Don McMorris (Saskatchewan Party) — McMorris was raised in the constituency and managed the family farm near Lewvan. Before entering politics, he ran the driver education program for Prairie View School Division and later worked with the Saskatchewan Safety Council for ten years overseeing traffic safety programs across the province. First elected in 1999, he served in numerous senior cabinet roles including Minister of Health and Deputy Premier before his 2016 resignation from cabinet over an impaired driving conviction.

Jared Clarke (NDP) — Clarke was an elementary school teacher and farmer who lived with his family on a farm outside Edenwold. He chaired the Edenwold School Community Council and led the Edenwold School Review Committee in 2017–2018, a campaign that successfully kept Edenwold School from closure. He also described himself as a biologist and conservationist.

Elvin Mandziak (Progressive Conservative) received a small share of the vote. Billy Patterson (Green Party) fell below two percent.

Local Issues

Agriculture was the dominant economic concern in Indian Head—Milestone. The riding sits on some of the province’s most productive farmland, and producers faced challenges including the federal carbon tax’s impact on input costs, market access disruptions, and the pandemic’s effects on supply chains. The Saskatchewan Association of Rural Municipalities had identified agricultural policy, rural crime, and infrastructure as top priorities heading into the election, and these themes resonated across the constituency.

Education and rural school closures were deeply personal issues in the riding. Clarke’s involvement in the fight to save Edenwold School highlighted broader anxieties about declining enrolment leading to the consolidation of rural schools. The Saskatchewan Party government had restored education funding that had been cut in the 2017 austerity budget, but parents and teachers in small communities remained watchful about the future of local schools.

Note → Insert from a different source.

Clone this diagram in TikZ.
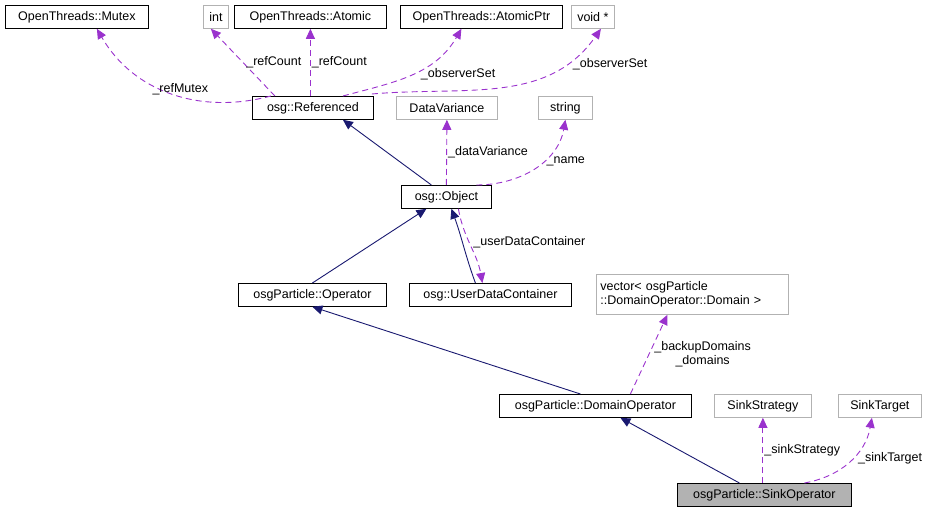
\documentclass[tikz,border=0pt]{standalone}
\usepackage{fontspec}
\setmainfont{Liberation Sans}
\usetikzlibrary{arrows.meta}
\definecolor{navy}{HTML}{191970}
\definecolor{purp}{HTML}{9A32CD}
\begin{document}
\begin{tikzpicture}[x=1pt,y=-1pt,
 box/.style={draw=black,line width=0.8pt,fill=white,inner sep=0pt,font=\fontsize{12.5}{14}\selectfont,anchor=north west,align=center},
 gbox/.style={box,draw=black!30},
 inh/.style={draw=navy,line width=0.9pt,-{Triangle[length=10pt,width=9pt]}},
 use/.style={draw=purp,line width=0.9pt,dash pattern=on 6pt off 4pt,-{Triangle[length=10pt,width=9pt]}},
 lab/.style={font=\fontsize{12.5}{14}\selectfont,align=center,inner sep=1pt}]
\useasboundingbox (0,0) rectangle (943,513);
\newcommand{\bx}[6]{\node[#1,minimum width=#4pt,minimum height=#5pt] (#2) at #3 {#6};}
\bx{box}{mutex}{(5,5)}{143}{23}{OpenThreads::Mutex}
\bx{gbox}{int}{(203,5)}{25}{23}{int}
\bx{box}{atomic}{(234,5)}{152}{23}{OpenThreads::Atomic}
\bx{box}{aptr}{(400,5)}{162}{23}{OpenThreads::AtomicPtr}
\bx{gbox}{void}{(571,5)}{43}{23}{void *}
\bx{box}{ref}{(252,96)}{121}{23}{osg::Referenced}
\bx{gbox}{dv}{(396,96)}{101}{23}{DataVariance}
\bx{gbox}{str}{(538,96)}{54}{23}{string}
\bx{box}{obj}{(401,185)}{90}{23}{osg::Object}
\bx{box}{op}{(238,283)}{148}{23}{osgParticle::Operator}
\bx{box}{udc}{(409,283)}{162}{23}{osg::UserDataContainer}
\node[gbox,minimum width=192pt,minimum height=40pt,align=left,text width=184pt] (vec) at (596,274) {vector< osgParticle\\::DomainOperator::Domain >};
\bx{box}{dom}{(499,394)}{192}{23}{osgParticle::DomainOperator}
\bx{gbox}{ss}{(714,394)}{97}{23}{SinkStrategy}
\bx{gbox}{st}{(838,394)}{83}{23}{SinkTarget}
\node[box,fill=black!30,minimum width=174pt,minimum height=23pt] (sink) at (677,483) {osgParticle::SinkOperator};

\draw[use] ([xshift=-42pt]ref.north) to[out=195,in=300] node[lab,pos=0.45,above]{\_refMutex} ([xshift=20pt]mutex.south);
\draw[use] ([xshift=-38pt]ref.north) -- node[lab,pos=0.5,right=2pt]{\_refCount} ([xshift=-5pt]int.south);
\draw[use] (atomic.south |- ref.north) -- node[lab,pos=0.5,right]{\_refCount} (atomic.south);
\draw[use] ([xshift=30pt]ref.north) to[out=15,in=240] node[lab,pos=0.5,right=8pt]{\_observerSet} ([xshift=-20pt]aptr.south);
\draw[use] ([xshift=-2pt,yshift=2pt]ref.north east) to[out=5,in=235] node[lab,pos=0.8,right=6pt]{\_observerSet} ([xshift=8pt]void.south);
\draw[inh] ([xshift=-15pt]obj.north) -- ([xshift=30pt]ref.south);
\draw[use] (obj.north) -- node[lab,right]{\_dataVariance} (dv.south);
\draw[use] ([xshift=30pt]obj.north) to[out=0,in=260] node[lab,pos=0.6,right=2pt]{\_name} (str.south);
\draw[inh] (op.north) -- ([xshift=-20pt]obj.south);
\draw[inh] ([xshift=-15pt]udc.north) to[out=110,in=290] ([xshift=5pt]obj.south);
\draw[use] ([xshift=12pt]obj.south) to[out=-80,in=100] node[lab,pos=0.45,right=3pt]{\_userDataContainer} ([xshift=-8pt]udc.north);
\draw[inh] ([xshift=-15pt]dom.north) -- (op.south);
\draw[use] ([xshift=35pt]dom.north) -- node[lab,pos=0.5,right=4pt]{\_backupDomains\\\_domains} ([xshift=-25pt]vec.south);
\draw[inh] ([xshift=-25pt]sink.north) -- ([xshift=25pt]dom.south);
\draw[use] (ss.south |- sink.north) -- node[lab,right]{\_sinkStrategy} (ss.south);
\draw[use] ([xshift=40pt]sink.north) to[out=10,in=260] node[lab,pos=0.55,right=4pt]{\_sinkTarget} ([xshift=-8pt]st.south);
\end{tikzpicture}
\end{document}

McMorris’s impaired driving conviction added an unusual dimension to the race. While he had been welcomed back into caucus in 2017 and sought to move past the incident, opponents and advocacy groups like MADD Canada questioned whether the consequences had been sufficient. Despite this controversy, McMorris’s deep roots in the community and long track record proved decisive in a riding where the Saskatchewan Party’s dominance was well established.